Turkey’s European Union minister has swayed from Ankara’s anti-Semitic stance to fight the ban on religious circumcision in a German province. Turkish media have published and telecast numerous anti-Zionist and anti-Semitic films and programs since the "flotilla clash" between the IDF and Turkish IHH terrorists two years ago.

A Cologne judge imposed the ban several weeks after a four-year-old Muslim child was hospitalized for excessive bleeding after circumcision, a rite practiced by Muslims as well as Jews, so that Turkey's defense of circumcision is not surprising.

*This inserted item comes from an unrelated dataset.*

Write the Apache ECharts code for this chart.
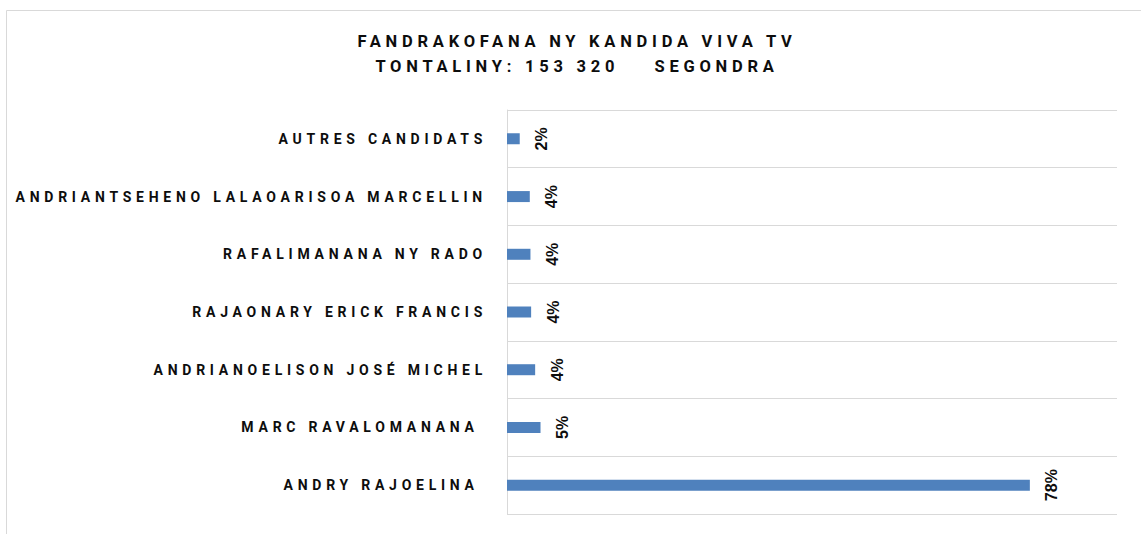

German Chancellor Angela Merkel has vowed to back legislation to circumvent the court ban, which was based on the claim that circumcision should not be performed on a baby or small boy because it is deemed a violent act while he is not at the age when he can object.

Turkey's EU Minister Egemen Bağış wrote in a German newspaper Tuesday that the court ban “gravely contradicts the legally protected right to the free practice of religion,” the Turkish daily Hurriyet reported. He called the court decision a “danger to liberty.”

The newspaper reported out that the German postal service is, by  coincidence,  planning to issue a new stamp next month  referring to the fact that Jesus underwent circumcision when he was eight days old, the age at which the ancient commandment in the Bible is carried out unless there are medical reasons for a delay.  In Jewish practice, the baby is checked before circumcision can take place, and in addition to satisfactory health, must be above a certain weight.

Bağış wrote in Süddeutsche Zeitung that if the entire country of Germany were to ban circumcision, it would affect 5 million Muslims living there. “This is about freedom of conscience and that can’t be curtailed by courts,” Bağış said. However, he noted that rabbis have called the ban the “most serious intrusion into Jewish life since the Holocaust.”

He added, “Describing circumcision as an injury is a sign of huge cultural and historical ignorance.”

Israel’s Chief Ashkenazi Rabbi Yona Metzger, during a visit the past week to Germany to try to persuade leaders to overrule the ban, said that the Cologne judge who banned circumcision, was not anti-Semitic, but simply was uninformed “or perhaps silly.”

It appears to be only a matter of time before Germany passes legislation to protect religious circumcision, Merkel said last month. “I do not want Germany to be the only country in the world where Jews cannot perform their rites.”